EXERCISE: Omit all pictures, then retype the data exactly as given.

---------- SOURCE MATERIAL ----------

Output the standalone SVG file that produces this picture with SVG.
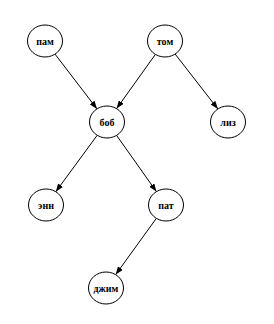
<svg xmlns="http://www.w3.org/2000/svg" width="274" height="324" viewBox="0 0 274 324">
<style>
.n ellipse{fill:#fff;stroke:#000;stroke-width:1}
.n text{font-family:"Liberation Serif","DejaVu Serif",serif;font-weight:bold;font-size:10px;text-anchor:middle;fill:#000}
.e line{stroke:#000;stroke-width:1;marker-end:url(#ah)}
</style>
<defs>
<marker id="ah" markerUnits="userSpaceOnUse" markerWidth="9" markerHeight="6" refX="8" refY="3" orient="auto">
<path d="M0,0 L8,3 L0,6 z" fill="#000"/>
</marker>
</defs>
<rect width="274" height="324" fill="#fff"/>
<g id="edges" class="e">
<line x1="55" y1="54.1" x2="97" y2="108.9"/>
<line x1="155.4" y1="54.4" x2="116.6" y2="108.6"/>
<line x1="175.1" y1="54" x2="217.9" y2="109"/>
<line x1="97.2" y1="135.3" x2="55.8" y2="191.7"/>
<line x1="116.6" y1="135.4" x2="156.4" y2="191.6"/>
<line x1="156.3" y1="218.4" x2="115.7" y2="274.6"/>
</g>
<g id="pam" class="n"><ellipse cx="45" cy="41" rx="17.5" ry="16"/><text x="45" y="44.5">пам</text></g>
<g id="tom" class="n"><ellipse cx="165" cy="41" rx="17.5" ry="16"/><text x="165" y="44.5">том</text></g>
<g id="bob" class="n"><ellipse cx="107" cy="122" rx="17.5" ry="16"/><text x="107" y="125.5">боб</text></g>
<g id="liz" class="n"><ellipse cx="228" cy="122" rx="17.5" ry="16"/><text x="228" y="125.5">лиз</text></g>
<g id="ann" class="n"><ellipse cx="46" cy="205" rx="17.5" ry="16"/><text x="46" y="208.5">энн</text></g>
<g id="pat" class="n"><ellipse cx="166" cy="205" rx="17.5" ry="16"/><text x="166" y="208.5">пат</text></g>
<g id="jim" class="n"><ellipse cx="106" cy="288" rx="17.5" ry="16"/><text x="106" y="291.5">джим</text></g>
</svg>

----------

SOLUTION TO THIS EXERCISE:
Output the standalone SVG file that produces this picture with SVG.
<svg xmlns="http://www.w3.org/2000/svg" width="274" height="324" viewBox="0 0 274 324">
<style>
.n ellipse{fill:#fff;stroke:#000;stroke-width:1}
.n text{font-family:"Liberation Serif","DejaVu Serif",serif;font-weight:bold;font-size:10px;text-anchor:middle;fill:#000}
.e line{stroke:#000;stroke-width:1;marker-end:url(#ah)}
</style>
<defs>
<marker id="ah" markerUnits="userSpaceOnUse" markerWidth="9" markerHeight="6" refX="8" refY="3" orient="auto">
<path d="M0,0 L8,3 L0,6 z" fill="#000"/>
</marker>
</defs>
<rect width="274" height="324" fill="#fff"/>
<g id="edges" class="e">
<line x1="55" y1="54.1" x2="97" y2="108.9"/>
<line x1="155.4" y1="54.4" x2="116.6" y2="108.6"/>
<line x1="175.1" y1="54" x2="217.9" y2="109"/>
<line x1="97.2" y1="135.3" x2="55.8" y2="191.7"/>
<line x1="116.6" y1="135.4" x2="156.4" y2="191.6"/>
<line x1="156.3" y1="218.4" x2="115.7" y2="274.6"/>
</g>
<g id="pam" class="n"><ellipse cx="45" cy="41" rx="17.5" ry="16"/><text x="45" y="44.5">пам</text></g>
<g id="tom" class="n"><ellipse cx="165" cy="41" rx="17.5" ry="16"/><text x="165" y="44.5">том</text></g>
<g id="bob" class="n"><ellipse cx="107" cy="122" rx="17.5" ry="16"/><text x="107" y="125.5">боб</text></g>
<g id="liz" class="n"><ellipse cx="228" cy="122" rx="17.5" ry="16"/><text x="228" y="125.5">лиз</text></g>
<g id="ann" class="n"><ellipse cx="46" cy="205" rx="17.5" ry="16"/><text x="46" y="208.5">энн</text></g>
<g id="pat" class="n"><ellipse cx="166" cy="205" rx="17.5" ry="16"/><text x="166" y="208.5">пат</text></g>
<g id="jim" class="n"><ellipse cx="106" cy="288" rx="17.5" ry="16"/><text x="106" y="291.5">джим</text></g>
</svg>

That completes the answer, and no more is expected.